Instruction:
Omit all pictures. Copy the rest of the material exactly.

Available data:
+++

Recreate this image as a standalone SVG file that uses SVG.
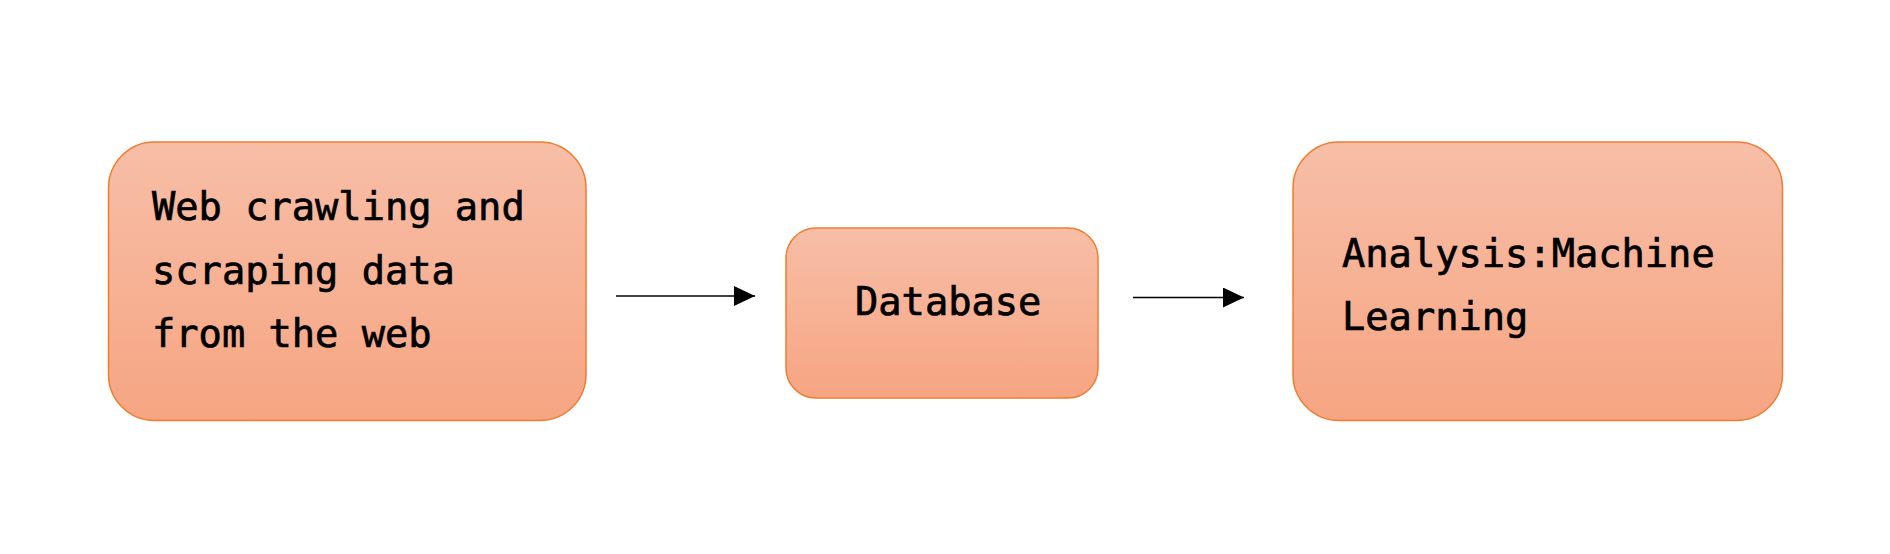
<svg xmlns="http://www.w3.org/2000/svg" width="1890" height="554" viewBox="0 0 1890 554">
  <style>
    .box { stroke: #ED7D31; stroke-width: 1.5; fill: url(#g); }
    .lbl { font-family: "DejaVu Sans Mono", "Liberation Mono", monospace; font-size: 38.7px; fill: #000000; stroke: #000000; stroke-width: 0.7px; }
    .conn { stroke: #000000; stroke-width: 1.4; fill: none; marker-end: url(#arrow); }
  </style>
  <defs>
    <linearGradient id="g" x1="0" y1="0" x2="0" y2="1">
      <stop offset="0" stop-color="#F7BEA7"/>
      <stop offset="1" stop-color="#F6A582"/>
    </linearGradient>
    <marker id="arrow" markerUnits="userSpaceOnUse" markerWidth="22" markerHeight="22" refX="21" refY="10" orient="auto">
      <path d="M0,0 L21,10 L0,20 Z" fill="#000000"/>
    </marker>
  </defs>
  <rect width="1890" height="554" fill="#FFFFFF"/>
  <g id="connectors">
    <line class="conn" x1="616" y1="296" x2="755" y2="296"/>
    <line class="conn" x1="1133" y1="297.5" x2="1244" y2="297.5"/>
  </g>
  <g id="node-crawl">
    <rect class="box" x="108.5" y="142" width="477.5" height="278.5" rx="46" ry="46"/>
    <text class="lbl" x="152" y="220">Web crawling and</text>
    <text class="lbl" x="152" y="284">scraping data</text>
    <text class="lbl" x="152" y="347">from the web</text>
  </g>
  <g id="node-database">
    <rect class="box" x="786" y="228" width="312" height="170" rx="30" ry="30"/>
    <text class="lbl" x="855" y="315">Database</text>
  </g>
  <g id="node-analysis">
    <rect class="box" x="1293" y="142" width="489.5" height="278.5" rx="46" ry="46"/>
    <text class="lbl" x="1342" y="267">Analysis:Machine</text>
    <text class="lbl" x="1342" y="330">Learning</text>
  </g>
</svg>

+++

Full answer:
Recreate this image as a standalone SVG file that uses SVG.
<svg xmlns="http://www.w3.org/2000/svg" width="1890" height="554" viewBox="0 0 1890 554">
  <style>
    .box { stroke: #ED7D31; stroke-width: 1.5; fill: url(#g); }
    .lbl { font-family: "DejaVu Sans Mono", "Liberation Mono", monospace; font-size: 38.7px; fill: #000000; stroke: #000000; stroke-width: 0.7px; }
    .conn { stroke: #000000; stroke-width: 1.4; fill: none; marker-end: url(#arrow); }
  </style>
  <defs>
    <linearGradient id="g" x1="0" y1="0" x2="0" y2="1">
      <stop offset="0" stop-color="#F7BEA7"/>
      <stop offset="1" stop-color="#F6A582"/>
    </linearGradient>
    <marker id="arrow" markerUnits="userSpaceOnUse" markerWidth="22" markerHeight="22" refX="21" refY="10" orient="auto">
      <path d="M0,0 L21,10 L0,20 Z" fill="#000000"/>
    </marker>
  </defs>
  <rect width="1890" height="554" fill="#FFFFFF"/>
  <g id="connectors">
    <line class="conn" x1="616" y1="296" x2="755" y2="296"/>
    <line class="conn" x1="1133" y1="297.5" x2="1244" y2="297.5"/>
  </g>
  <g id="node-crawl">
    <rect class="box" x="108.5" y="142" width="477.5" height="278.5" rx="46" ry="46"/>
    <text class="lbl" x="152" y="220">Web crawling and</text>
    <text class="lbl" x="152" y="284">scraping data</text>
    <text class="lbl" x="152" y="347">from the web</text>
  </g>
  <g id="node-database">
    <rect class="box" x="786" y="228" width="312" height="170" rx="30" ry="30"/>
    <text class="lbl" x="855" y="315">Database</text>
  </g>
  <g id="node-analysis">
    <rect class="box" x="1293" y="142" width="489.5" height="278.5" rx="46" ry="46"/>
    <text class="lbl" x="1342" y="267">Analysis:Machine</text>
    <text class="lbl" x="1342" y="330">Learning</text>
  </g>
</svg>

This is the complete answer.